Bailout talks move back to Athens
Discussions over Greece’s third bailout in five years are set to begin in Athens imminently after Greece’s parliament approved Thursday tough new conditions set by European creditors.
Officials in Athens and at the European Union said negotiators are expected to start arriving on Friday, marking the first time high- level talks will be held in the Greek capital since Prime Minister Alexis Tsipras’ left-wing government assumed power in late January.
The news came hours after the Greek parliament approved a second round of reforms demanded by Greece’s creditors before the negotiations could start over a threeyear financial bailout expected to be worth $93 billion.
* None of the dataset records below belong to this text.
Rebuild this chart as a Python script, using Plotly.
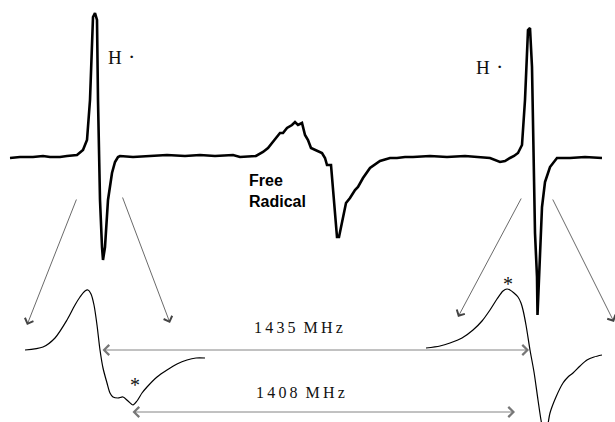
import plotly.graph_objects as go

# ---- Data (canvas units: field position -> x, signal -> y) ----
spectrum_x = [10, 20, 33, 43, 50, 60, 67, 77, 83, 87, 90, 93, 95, 97, 98, 100, 102, 103, 105, 108, 112, 115, 118, 120,
              133, 150, 167, 185, 200, 215, 233, 240, 250, 256, 263, 268, 272, 277, 280, 283, 287, 292, 295, 298,
              302, 305, 308, 311, 315, 322, 325, 327, 331, 334, 337, 339, 342, 346, 350, 355, 358, 363, 370, 380,
              390, 397, 405, 413, 430, 447, 465, 480, 490, 500, 505, 510, 514, 518, 522, 525, 528, 530, 532, 535,
              537, 537.5, 539, 542, 545, 550, 557, 570, 585, 602]
spectrum_y = [158, 157, 157, 156, 157, 157, 156, 155, 150, 140, 100, 17, 13, 20, 100, 200, 247, 260, 247, 200, 173, 162,
              157, 156, 157, 156, 155, 156, 155, 156, 155, 157, 156, 156, 152, 148, 143, 137, 133, 133, 128, 125,
              122, 125, 123, 135, 140, 148, 150, 153, 158, 165, 165, 200, 237, 237, 223, 203, 198, 190, 187, 178,
              168, 161, 158, 158, 157, 157, 156, 157, 156, 157, 158, 162, 161, 158, 156, 153, 145, 100, 30, 28, 67,
              233, 277, 315, 277, 207, 182, 167, 158, 158, 157, 158]

inset_left_x = [25, 43, 55, 67, 75, 80, 85, 88, 91, 94, 97, 100, 103, 107, 110, 113, 118, 123, 128, 133, 137, 142,
                147, 157, 167, 177, 187, 196, 205]
inset_left_y = [350, 347, 338, 320, 305, 297, 291, 290, 294, 305, 325, 350, 368, 383, 393, 397, 398, 397, 401, 405,
                401, 393, 387, 377, 370, 364, 360, 358, 358]

inset_right_x = [426, 440, 450, 462, 473, 482, 490, 497, 503, 507, 510, 514, 518, 521, 523, 526, 530, 534, 538, 541,
                 545, 550, 556, 563, 568, 573, 580, 587, 594, 602]
inset_right_y = [348, 346, 343, 338, 330, 321, 310, 299, 291, 289, 290, 293, 297, 303, 310, 325, 350, 372, 400, 420,
                 440, 413, 397, 383, 377, 373, 366, 360, 357, 355]

# arrows: (tail_x, tail_y, head_x, head_y)
zoom_arrows = [(77, 198, 27, 325), (122, 196, 170, 323), (522, 197, 458, 317), (552, 198, 614, 322)]
span_arrows = [(101, 350, 529, 350), (131, 412, 515, 412)]
span_labels = ["1\u20094\u20093\u20095\u2002M\u2009H\u2009z", "1\u20094\u20090\u20098\u2002M\u2009H\u2009z"]
span_label_pos = [(298, 327), (300, 392)]

h_labels = [(115, 57), (483, 67)]
star_pos = [(135, 385), (508, 284)]

fig = go.Figure()
fig.add_trace(go.Scatter(x=spectrum_x, y=spectrum_y, mode="lines",
                         line=dict(color="black", width=2.6), hoverinfo="skip"))
fig.add_trace(go.Scatter(x=inset_left_x, y=inset_left_y, mode="lines",
                         line=dict(color="black", width=1.2, shape="spline", smoothing=0.8), hoverinfo="skip"))
fig.add_trace(go.Scatter(x=inset_right_x, y=inset_right_y, mode="lines",
                         line=dict(color="black", width=1.2, shape="spline", smoothing=0.8), hoverinfo="skip"))

ann = []
for tx, ty, hx, hy in zoom_arrows:
    ann.append(dict(x=hx, y=hy, ax=tx, ay=ty, xref="x", yref="y", axref="x", ayref="y", text="",
                    showarrow=True, arrowhead=4, arrowsize=2.2, arrowwidth=0.8, arrowcolor="#444"))
for tx, ty, hx, hy in span_arrows:
    ann.append(dict(x=hx, y=hy, ax=tx, ay=ty, xref="x", yref="y", axref="x", ayref="y", text="",
                    showarrow=True, arrowhead=4, startarrowhead=4, arrowside="end+start",
                    arrowsize=2.2, startarrowsize=2.2, arrowwidth=0.9, arrowcolor="#777"))
for (lx, ly), txt in zip(span_label_pos, span_labels):
    ann.append(dict(x=lx, y=ly, xref="x", yref="y", text=txt, showarrow=False,
                    font=dict(family="Liberation Serif", size=16, color="#111")))
for hx, hy in h_labels:
    ann.append(dict(x=hx, y=hy, xref="x", yref="y", text="H", showarrow=False,
                    font=dict(family="Liberation Serif", size=19, color="#111")))
    ann.append(dict(x=hx + 16, y=hy - 1, xref="x", yref="y", text="\u00b7", showarrow=False,
                    font=dict(family="Liberation Serif", size=22, color="#111")))
for sx, sy in star_pos:
    ann.append(dict(x=sx, y=sy, xref="x", yref="y", text="*", showarrow=False,
                    font=dict(family="Liberation Serif", size=20, color="#111")))
ann.append(dict(x=247, y=191, xref="x", yref="y", text="<b>Free<br>Radical</b>", showarrow=False,
                xanchor="left", align="left",
                font=dict(family="Liberation Sans Narrow, Liberation Sans", size=16, color="black")))

fig.update_layout(
    width=615, height=422, margin=dict(l=0, r=0, t=0, b=0),
    plot_bgcolor="white", paper_bgcolor="white", showlegend=False,
    xaxis=dict(range=[0, 615], visible=False, fixedrange=True),
    yaxis=dict(range=[422, 0], visible=False, fixedrange=True),
    annotations=ann,
)
fig.write_html("out.html", config={"displayModeBar": False})

# remove the browser's default body margin so the canvas sits at the page origin
with open("out.html", encoding="utf-8") as f:
    html = f.read()
html = html.replace("<head>", "<head><style>html,body{margin:0;padding:0;overflow:hidden;}</style>", 1)
with open("out.html", "w", encoding="utf-8") as f:
    f.write(html)
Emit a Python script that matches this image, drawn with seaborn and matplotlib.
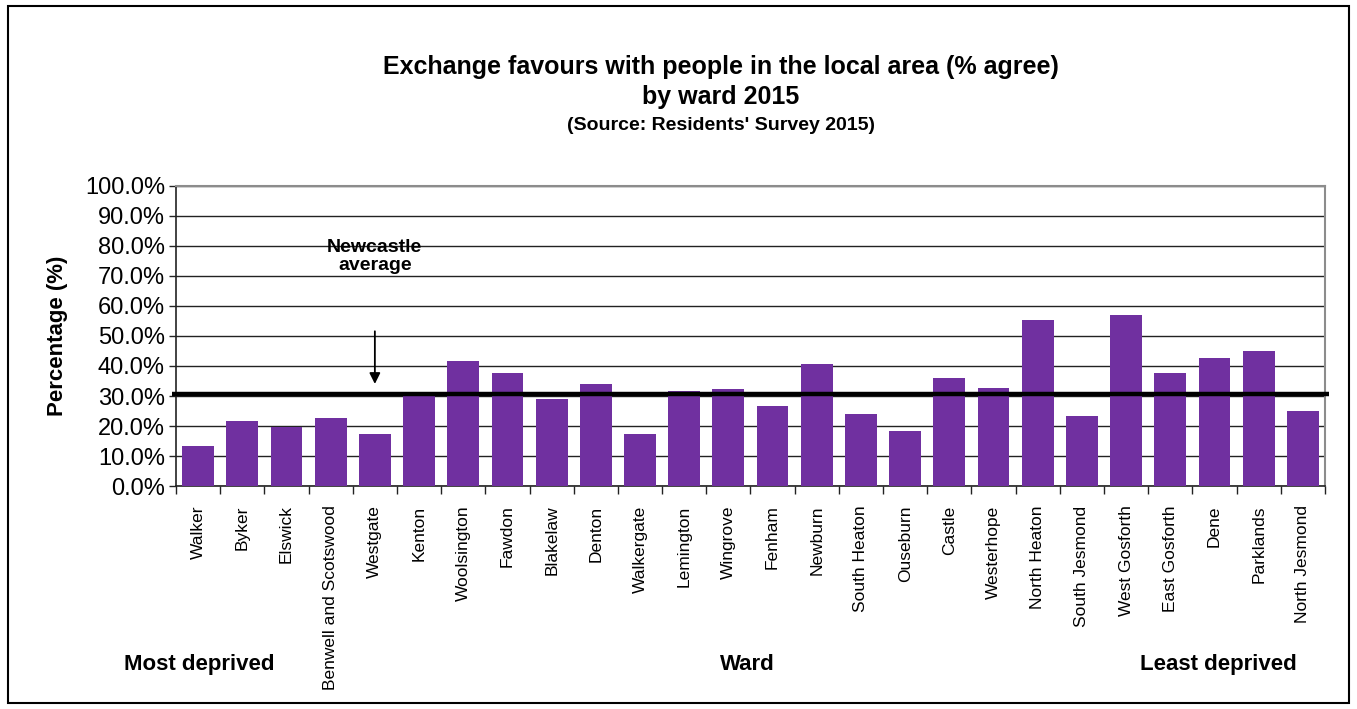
import matplotlib
matplotlib.use("Agg")
import matplotlib.pyplot as plt
import seaborn as sns
import pandas as pd
from matplotlib.ticker import FuncFormatter, MultipleLocator
from matplotlib.patches import Rectangle

wards = ["Walker", "Byker", "Elswick", "Benwell and Scotswood", "Westgate", "Kenton",
         "Woolsington", "Fawdon", "Blakelaw", "Denton", "Walkergate", "Lemington",
         "Wingrove", "Fenham", "Newburn", "South Heaton", "Ouseburn", "Castle",
         "Westerhope", "North Heaton", "South Jesmond", "West Gosforth", "East Gosforth",
         "Dene", "Parklands", "North Jesmond"]
agree_pct = [13.4, 21.7, 19.6, 22.7, 17.3, 30.5, 41.5, 37.6, 29.0, 34.0, 17.3, 31.6,
             32.3, 26.6, 40.8, 24.1, 18.5, 35.9, 32.6, 55.4, 23.4, 57.1, 37.6,
             42.5, 45.1, 24.9]
newcastle_avg = 30.6

df = pd.DataFrame({"Ward": wards, "Agree": agree_pct})

sns.set_theme(style="white")
plt.rcParams["font.family"] = ["Liberation Sans", "DejaVu Sans"]
plt.rcParams.update({"text.color": "black", "axes.labelcolor": "black",
                     "xtick.color": "black", "ytick.color": "black"})

fig = plt.figure(figsize=(13.57, 7.09), dpi=100)
ax = fig.add_axes([0.1297, 0.3145, 0.8467, 0.4232])

sns.barplot(data=df, x="Ward", y="Agree", color="#7030A0", saturation=1,
            width=0.72, linewidth=0, ax=ax, zorder=3)

ax.set_ylim(0, 100)
ax.set_xlim(-0.5, len(wards) - 0.5)
ax.yaxis.set_major_locator(MultipleLocator(10))
ax.yaxis.set_major_formatter(FuncFormatter(lambda v, p: f"{v:.1f}%"))
ax.grid(axis="y", color="#222222", linewidth=1.0, zorder=0)
ax.set_axisbelow(True)

for side in ["top", "right"]:
    ax.spines[side].set_color("#8c8c8c")
    ax.spines[side].set_linewidth(1.5)
for side in ["left", "bottom"]:
    ax.spines[side].set_color("#222222")
    ax.spines[side].set_linewidth(1.2)

ax.tick_params(axis="y", which="major", left=True, length=5, width=1, color="#222222",
               labelsize=17, pad=3, labelcolor="black")
ax.set_xticks(range(len(wards)))
ax.set_xticklabels(wards, rotation=90, fontsize=12.5, va="top", ha="center")
ax.tick_params(axis="x", which="major", bottom=False, pad=8, labelcolor="black")
# boundaries between categories
ax.set_xticks([i - 0.5 for i in range(len(wards) + 1)], minor=True)
ax.tick_params(axis="x", which="minor", bottom=True, length=6, width=1, color="#222222")

ax.set_xlabel("")
ax.set_ylabel("Percentage (%)", fontsize=16, fontweight="bold", labelpad=12,
              color="black")

# Newcastle average
ax.plot([-0.6, len(wards) - 0.4], [newcastle_avg, newcastle_avg], color="black",
        linewidth=3.2, zorder=5, clip_on=False, solid_capstyle="butt")
ax.annotate("", xy=(4.0, newcastle_avg + 2.5), xytext=(4.0, 52.5),
            arrowprops=dict(arrowstyle="-|>", color="black", lw=1.3,
                            mutation_scale=16), zorder=6)
ax.text(4.0, 76.5, "Newcastle\naverage", ha="center", va="center", fontsize=14,
        fontweight="bold", linespacing=1.1, zorder=6, color="black")

fig.text(0.531, 0.905, "Exchange favours with people in the local area (% agree)",
         ha="center", va="center", fontsize=18, fontweight="bold", color="black")
fig.text(0.531, 0.863, "by ward 2015", ha="center", va="center", fontsize=18,
         fontweight="bold", color="black")
fig.text(0.531, 0.823, "(Source: Residents' Survey 2015)", ha="center", va="center",
         fontsize=14, fontweight="bold", color="black")

fig.text(0.147, 0.063, "Most deprived", ha="center", va="center", fontsize=16,
         fontweight="bold", color="black")
fig.text(0.551, 0.063, "Ward", ha="center", va="center", fontsize=16,
         fontweight="bold", color="black")
fig.text(0.898, 0.063, "Least deprived", ha="center", va="center", fontsize=16,
         fontweight="bold", color="black")

fig.patches.append(Rectangle((0.006, 0.008), 0.988, 0.984, transform=fig.transFigure,
                             fill=False, edgecolor="black", linewidth=1.5))

fig.savefig("out.png", dpi=100)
Without the money, Greece would be unable to pay the debts due over the coming three years and would likely be forced to leave the euro, Europe’s shared currency. Last week’s decision at a summit of the eurozone’s 19 leaders to open up bailout discussions provided certain conditions were met by Athens has helped ease the sense of economic crisis that was enveloping Greece.
Over the past week, parliament has approved two sets of creditor demands _ the first introduced sweeping sales tax increases, the second concerned judicial and banking reforms.
Despite facing a rebellion among his own party’s ranks in both votes, Tsipras’ coalition government has survived. He relied on opposition parties to push the measures through.